[Records]
* START *

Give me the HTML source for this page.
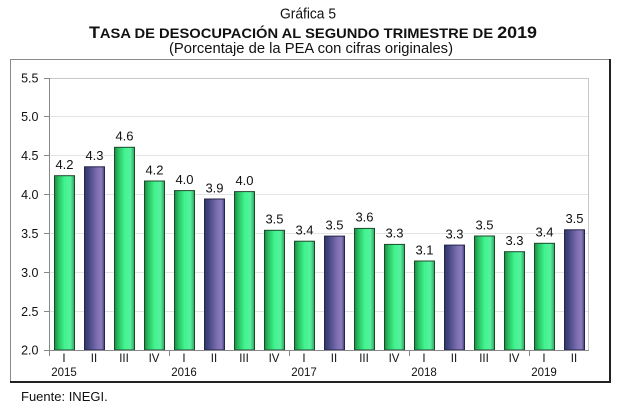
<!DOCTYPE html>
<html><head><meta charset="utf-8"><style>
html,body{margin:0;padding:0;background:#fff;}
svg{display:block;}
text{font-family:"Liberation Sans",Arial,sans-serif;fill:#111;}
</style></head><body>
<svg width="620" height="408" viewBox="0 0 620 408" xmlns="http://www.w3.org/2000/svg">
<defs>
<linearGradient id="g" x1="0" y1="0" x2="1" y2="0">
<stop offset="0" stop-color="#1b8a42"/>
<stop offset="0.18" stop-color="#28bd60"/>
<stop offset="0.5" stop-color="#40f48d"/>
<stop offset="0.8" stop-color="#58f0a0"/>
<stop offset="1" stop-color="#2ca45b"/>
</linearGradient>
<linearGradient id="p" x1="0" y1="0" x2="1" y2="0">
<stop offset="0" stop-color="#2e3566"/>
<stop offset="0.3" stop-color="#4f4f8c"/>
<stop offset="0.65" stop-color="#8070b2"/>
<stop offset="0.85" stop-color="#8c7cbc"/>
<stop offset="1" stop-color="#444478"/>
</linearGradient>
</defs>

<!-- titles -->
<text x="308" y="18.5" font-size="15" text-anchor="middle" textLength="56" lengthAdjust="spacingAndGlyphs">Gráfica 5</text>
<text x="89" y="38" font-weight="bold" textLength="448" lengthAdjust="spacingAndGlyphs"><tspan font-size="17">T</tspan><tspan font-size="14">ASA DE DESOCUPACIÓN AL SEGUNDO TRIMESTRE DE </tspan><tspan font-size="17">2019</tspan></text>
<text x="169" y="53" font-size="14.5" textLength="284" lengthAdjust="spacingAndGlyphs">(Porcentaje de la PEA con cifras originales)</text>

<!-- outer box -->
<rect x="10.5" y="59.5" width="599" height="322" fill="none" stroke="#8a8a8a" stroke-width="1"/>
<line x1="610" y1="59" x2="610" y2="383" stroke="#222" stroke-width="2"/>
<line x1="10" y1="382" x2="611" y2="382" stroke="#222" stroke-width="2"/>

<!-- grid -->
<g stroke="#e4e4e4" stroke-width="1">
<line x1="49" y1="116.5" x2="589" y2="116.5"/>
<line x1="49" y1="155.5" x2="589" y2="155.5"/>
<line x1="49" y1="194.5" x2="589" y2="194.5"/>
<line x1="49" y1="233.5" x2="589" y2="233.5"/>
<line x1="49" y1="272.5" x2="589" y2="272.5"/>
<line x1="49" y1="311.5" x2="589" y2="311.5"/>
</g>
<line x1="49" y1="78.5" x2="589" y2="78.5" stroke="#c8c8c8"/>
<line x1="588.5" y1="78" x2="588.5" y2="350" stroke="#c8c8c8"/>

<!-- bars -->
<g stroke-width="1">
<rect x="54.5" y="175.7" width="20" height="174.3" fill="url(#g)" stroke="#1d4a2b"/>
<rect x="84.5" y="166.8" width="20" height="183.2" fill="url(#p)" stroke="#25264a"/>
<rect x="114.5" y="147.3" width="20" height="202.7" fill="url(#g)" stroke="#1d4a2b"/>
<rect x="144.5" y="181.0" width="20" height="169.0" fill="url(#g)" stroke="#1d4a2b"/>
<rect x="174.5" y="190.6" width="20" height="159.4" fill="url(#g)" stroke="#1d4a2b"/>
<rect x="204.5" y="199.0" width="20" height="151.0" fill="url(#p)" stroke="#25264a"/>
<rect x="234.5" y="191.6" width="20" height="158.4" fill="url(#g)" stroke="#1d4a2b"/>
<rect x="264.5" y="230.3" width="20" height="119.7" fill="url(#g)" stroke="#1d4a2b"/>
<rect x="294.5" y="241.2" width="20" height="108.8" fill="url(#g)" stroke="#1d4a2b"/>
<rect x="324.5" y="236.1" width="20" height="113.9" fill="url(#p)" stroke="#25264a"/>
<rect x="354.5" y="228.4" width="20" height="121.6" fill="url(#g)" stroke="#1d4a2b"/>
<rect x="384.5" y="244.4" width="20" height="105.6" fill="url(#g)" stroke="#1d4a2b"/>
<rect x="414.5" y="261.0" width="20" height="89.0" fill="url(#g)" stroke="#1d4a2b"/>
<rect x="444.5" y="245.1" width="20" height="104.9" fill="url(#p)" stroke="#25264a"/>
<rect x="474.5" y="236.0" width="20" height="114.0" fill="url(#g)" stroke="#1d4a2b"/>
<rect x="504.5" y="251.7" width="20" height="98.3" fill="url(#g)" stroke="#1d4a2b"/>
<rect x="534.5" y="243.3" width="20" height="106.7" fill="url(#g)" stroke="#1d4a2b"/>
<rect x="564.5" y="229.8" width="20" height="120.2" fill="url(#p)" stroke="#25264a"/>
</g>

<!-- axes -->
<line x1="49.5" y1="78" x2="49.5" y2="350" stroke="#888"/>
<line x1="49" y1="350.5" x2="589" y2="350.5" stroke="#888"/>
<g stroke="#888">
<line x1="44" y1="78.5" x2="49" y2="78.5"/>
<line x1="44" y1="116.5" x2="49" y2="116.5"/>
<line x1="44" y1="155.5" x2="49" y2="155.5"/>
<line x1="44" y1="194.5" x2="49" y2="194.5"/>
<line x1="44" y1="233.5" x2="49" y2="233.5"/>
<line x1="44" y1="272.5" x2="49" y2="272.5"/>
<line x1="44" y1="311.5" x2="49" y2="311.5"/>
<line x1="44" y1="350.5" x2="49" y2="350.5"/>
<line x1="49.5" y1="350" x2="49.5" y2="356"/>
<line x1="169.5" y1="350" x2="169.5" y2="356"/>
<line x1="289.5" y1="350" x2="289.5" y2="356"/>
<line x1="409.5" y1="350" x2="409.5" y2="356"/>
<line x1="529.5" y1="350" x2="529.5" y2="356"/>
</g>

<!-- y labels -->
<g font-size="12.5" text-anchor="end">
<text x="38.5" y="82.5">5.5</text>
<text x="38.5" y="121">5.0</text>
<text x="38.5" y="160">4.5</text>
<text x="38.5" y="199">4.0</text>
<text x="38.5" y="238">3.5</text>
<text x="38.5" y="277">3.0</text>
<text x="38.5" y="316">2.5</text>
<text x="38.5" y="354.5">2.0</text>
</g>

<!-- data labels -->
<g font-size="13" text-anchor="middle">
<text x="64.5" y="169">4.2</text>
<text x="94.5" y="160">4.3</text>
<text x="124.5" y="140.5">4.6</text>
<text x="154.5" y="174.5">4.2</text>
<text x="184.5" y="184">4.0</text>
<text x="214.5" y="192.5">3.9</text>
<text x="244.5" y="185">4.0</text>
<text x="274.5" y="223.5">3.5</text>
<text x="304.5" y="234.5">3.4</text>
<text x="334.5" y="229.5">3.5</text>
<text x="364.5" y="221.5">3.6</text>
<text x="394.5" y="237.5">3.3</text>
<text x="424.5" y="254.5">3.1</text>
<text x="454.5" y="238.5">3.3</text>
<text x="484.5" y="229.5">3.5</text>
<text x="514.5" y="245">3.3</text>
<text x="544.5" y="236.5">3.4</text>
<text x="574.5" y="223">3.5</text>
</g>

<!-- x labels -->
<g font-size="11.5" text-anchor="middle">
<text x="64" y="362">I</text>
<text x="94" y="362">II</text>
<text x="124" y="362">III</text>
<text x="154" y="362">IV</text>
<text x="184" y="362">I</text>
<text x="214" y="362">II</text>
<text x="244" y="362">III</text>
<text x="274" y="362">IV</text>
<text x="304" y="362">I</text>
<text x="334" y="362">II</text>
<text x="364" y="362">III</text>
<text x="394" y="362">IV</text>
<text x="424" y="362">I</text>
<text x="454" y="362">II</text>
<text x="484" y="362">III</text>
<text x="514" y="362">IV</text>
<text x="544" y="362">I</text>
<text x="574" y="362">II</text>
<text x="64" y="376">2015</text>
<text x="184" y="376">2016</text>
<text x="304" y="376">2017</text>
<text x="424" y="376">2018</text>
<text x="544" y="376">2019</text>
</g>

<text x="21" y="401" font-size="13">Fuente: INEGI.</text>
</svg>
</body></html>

* END *
* START *

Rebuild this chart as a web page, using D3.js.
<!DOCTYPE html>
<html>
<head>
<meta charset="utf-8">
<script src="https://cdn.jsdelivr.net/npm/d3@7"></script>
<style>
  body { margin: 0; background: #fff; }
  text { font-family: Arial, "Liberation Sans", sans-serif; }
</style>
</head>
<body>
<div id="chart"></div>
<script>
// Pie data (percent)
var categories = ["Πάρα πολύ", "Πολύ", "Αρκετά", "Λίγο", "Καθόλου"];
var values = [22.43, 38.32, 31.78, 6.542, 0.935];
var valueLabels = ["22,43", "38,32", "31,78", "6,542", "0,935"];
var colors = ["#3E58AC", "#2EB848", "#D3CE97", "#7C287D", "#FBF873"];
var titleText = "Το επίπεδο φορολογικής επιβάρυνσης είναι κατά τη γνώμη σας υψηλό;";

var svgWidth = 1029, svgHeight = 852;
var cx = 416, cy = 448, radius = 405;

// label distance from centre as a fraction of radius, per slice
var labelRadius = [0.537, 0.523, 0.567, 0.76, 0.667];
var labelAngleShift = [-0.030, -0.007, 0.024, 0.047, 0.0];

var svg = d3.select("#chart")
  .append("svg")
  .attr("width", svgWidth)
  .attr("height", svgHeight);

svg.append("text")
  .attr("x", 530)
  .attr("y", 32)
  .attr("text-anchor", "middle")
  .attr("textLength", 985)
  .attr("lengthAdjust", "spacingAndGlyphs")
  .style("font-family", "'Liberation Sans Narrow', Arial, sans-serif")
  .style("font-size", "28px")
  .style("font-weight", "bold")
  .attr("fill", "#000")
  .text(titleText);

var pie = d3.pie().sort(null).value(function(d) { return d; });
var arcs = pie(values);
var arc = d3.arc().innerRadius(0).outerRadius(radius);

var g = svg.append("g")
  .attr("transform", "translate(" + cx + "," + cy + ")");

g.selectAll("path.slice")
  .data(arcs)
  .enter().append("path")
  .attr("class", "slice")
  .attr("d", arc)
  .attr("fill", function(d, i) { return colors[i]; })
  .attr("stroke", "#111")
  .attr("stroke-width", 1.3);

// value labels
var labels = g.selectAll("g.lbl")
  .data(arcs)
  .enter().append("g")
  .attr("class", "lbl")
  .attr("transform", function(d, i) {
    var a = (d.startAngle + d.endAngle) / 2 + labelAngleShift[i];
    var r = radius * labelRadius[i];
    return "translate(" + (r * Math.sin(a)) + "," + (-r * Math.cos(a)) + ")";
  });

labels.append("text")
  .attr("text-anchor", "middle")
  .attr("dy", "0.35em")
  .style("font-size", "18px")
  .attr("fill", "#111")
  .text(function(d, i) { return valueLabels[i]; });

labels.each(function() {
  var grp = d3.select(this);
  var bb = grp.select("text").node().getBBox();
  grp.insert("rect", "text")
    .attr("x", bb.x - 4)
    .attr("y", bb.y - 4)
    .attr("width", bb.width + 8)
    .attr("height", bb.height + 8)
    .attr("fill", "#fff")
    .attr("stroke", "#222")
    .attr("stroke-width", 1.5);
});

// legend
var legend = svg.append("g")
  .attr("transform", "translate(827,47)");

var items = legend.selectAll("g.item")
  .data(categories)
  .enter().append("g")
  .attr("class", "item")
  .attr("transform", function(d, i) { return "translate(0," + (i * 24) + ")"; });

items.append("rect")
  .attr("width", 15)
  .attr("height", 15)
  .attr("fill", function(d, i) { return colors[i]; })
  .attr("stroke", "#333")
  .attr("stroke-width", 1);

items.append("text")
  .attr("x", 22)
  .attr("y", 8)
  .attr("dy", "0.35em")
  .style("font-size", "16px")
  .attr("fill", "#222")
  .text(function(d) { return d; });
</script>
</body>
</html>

* END *
* START *

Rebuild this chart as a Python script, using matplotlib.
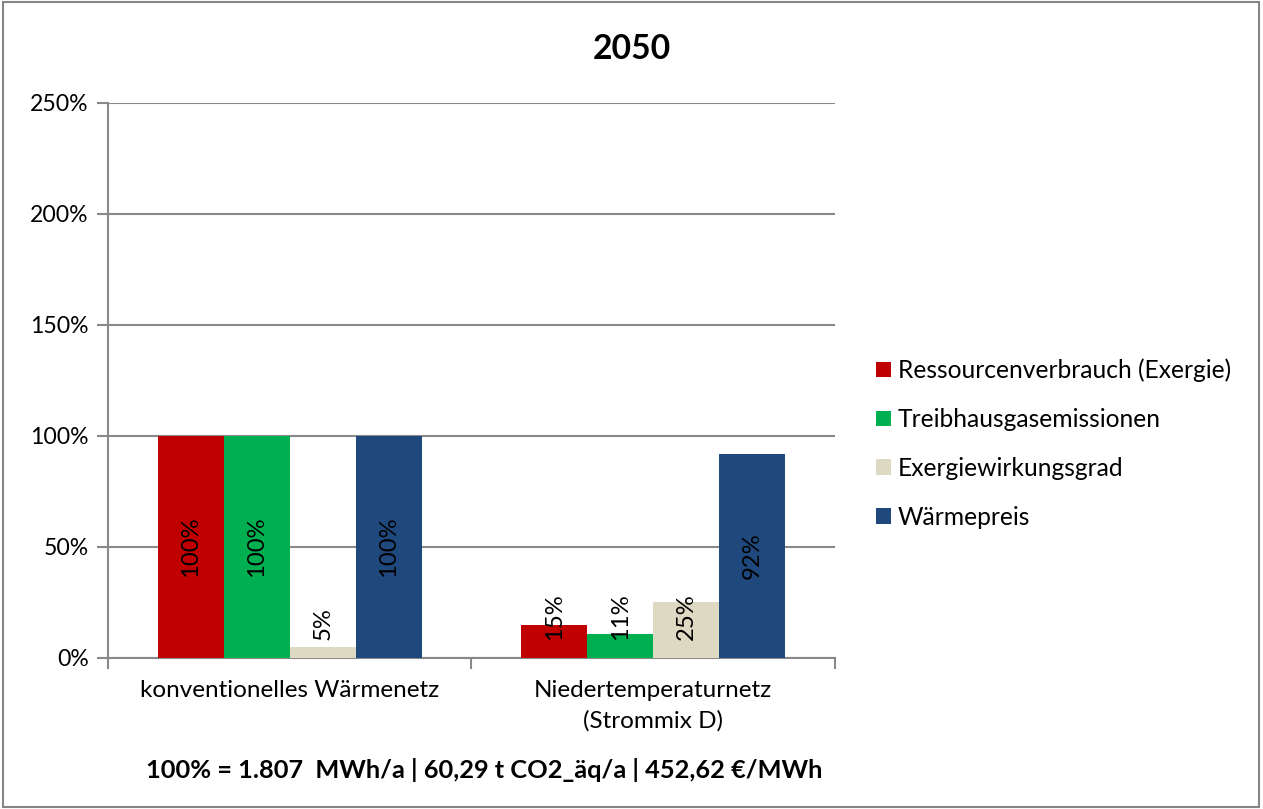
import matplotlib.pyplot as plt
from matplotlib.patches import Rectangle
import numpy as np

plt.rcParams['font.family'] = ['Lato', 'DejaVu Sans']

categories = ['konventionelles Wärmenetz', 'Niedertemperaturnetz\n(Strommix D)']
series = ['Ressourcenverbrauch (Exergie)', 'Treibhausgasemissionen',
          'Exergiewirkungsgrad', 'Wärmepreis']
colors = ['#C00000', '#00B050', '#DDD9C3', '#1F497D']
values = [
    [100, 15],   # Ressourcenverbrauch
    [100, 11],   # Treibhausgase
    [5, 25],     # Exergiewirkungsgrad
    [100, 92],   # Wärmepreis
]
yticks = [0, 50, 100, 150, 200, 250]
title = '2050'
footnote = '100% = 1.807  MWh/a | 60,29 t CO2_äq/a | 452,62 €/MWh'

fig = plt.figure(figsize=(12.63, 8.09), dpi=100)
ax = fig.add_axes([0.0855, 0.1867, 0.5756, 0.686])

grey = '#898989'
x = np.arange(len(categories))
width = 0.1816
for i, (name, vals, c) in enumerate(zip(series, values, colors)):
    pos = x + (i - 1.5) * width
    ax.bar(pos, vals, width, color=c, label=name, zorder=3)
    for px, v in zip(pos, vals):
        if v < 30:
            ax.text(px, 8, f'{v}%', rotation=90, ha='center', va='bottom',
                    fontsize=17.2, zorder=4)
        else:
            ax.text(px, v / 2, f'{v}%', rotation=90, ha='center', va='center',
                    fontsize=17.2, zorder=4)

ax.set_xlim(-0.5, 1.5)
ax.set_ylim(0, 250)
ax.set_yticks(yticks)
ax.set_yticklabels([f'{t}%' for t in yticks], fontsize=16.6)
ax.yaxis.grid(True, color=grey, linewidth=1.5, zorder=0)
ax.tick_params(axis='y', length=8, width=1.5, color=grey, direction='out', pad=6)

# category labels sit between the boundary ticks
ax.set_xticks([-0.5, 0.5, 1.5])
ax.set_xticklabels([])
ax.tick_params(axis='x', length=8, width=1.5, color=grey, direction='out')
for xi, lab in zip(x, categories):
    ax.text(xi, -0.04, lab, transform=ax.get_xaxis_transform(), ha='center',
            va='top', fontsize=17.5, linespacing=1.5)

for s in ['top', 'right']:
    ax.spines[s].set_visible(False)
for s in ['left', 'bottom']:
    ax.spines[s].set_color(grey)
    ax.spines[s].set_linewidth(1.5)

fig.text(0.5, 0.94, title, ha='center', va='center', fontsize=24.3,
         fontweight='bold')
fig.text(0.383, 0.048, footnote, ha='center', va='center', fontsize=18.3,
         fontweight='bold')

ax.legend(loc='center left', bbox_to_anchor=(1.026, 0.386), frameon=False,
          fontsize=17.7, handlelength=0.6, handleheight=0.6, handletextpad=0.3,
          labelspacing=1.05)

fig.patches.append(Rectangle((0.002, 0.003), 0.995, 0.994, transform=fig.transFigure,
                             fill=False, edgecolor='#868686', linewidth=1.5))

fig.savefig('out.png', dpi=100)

* END *

In the listing above, locate the line containing "Rebuild this chart as a web" and the line containing "επίπεδο φορολογικής επιβάρυνσης", then transcribe both and every line between them verbatim.

## RESULT FOR THIS EXERCISE:
Rebuild this chart as a web page, using D3.js.
<!DOCTYPE html>
<html>
<head>
<meta charset="utf-8">
<script src="https://cdn.jsdelivr.net/npm/d3@7"></script>
<style>
  body { margin: 0; background: #fff; }
  text { font-family: Arial, "Liberation Sans", sans-serif; }
</style>
</head>
<body>
<div id="chart"></div>
<script>
// Pie data (percent)
var categories = ["Πάρα πολύ", "Πολύ", "Αρκετά", "Λίγο", "Καθόλου"];
var values = [22.43, 38.32, 31.78, 6.542, 0.935];
var valueLabels = ["22,43", "38,32", "31,78", "6,542", "0,935"];
var colors = ["#3E58AC", "#2EB848", "#D3CE97", "#7C287D", "#FBF873"];
var titleText = "Το επίπεδο φορολογικής επιβάρυνσης είναι κατά τη γνώμη σας υψηλό;";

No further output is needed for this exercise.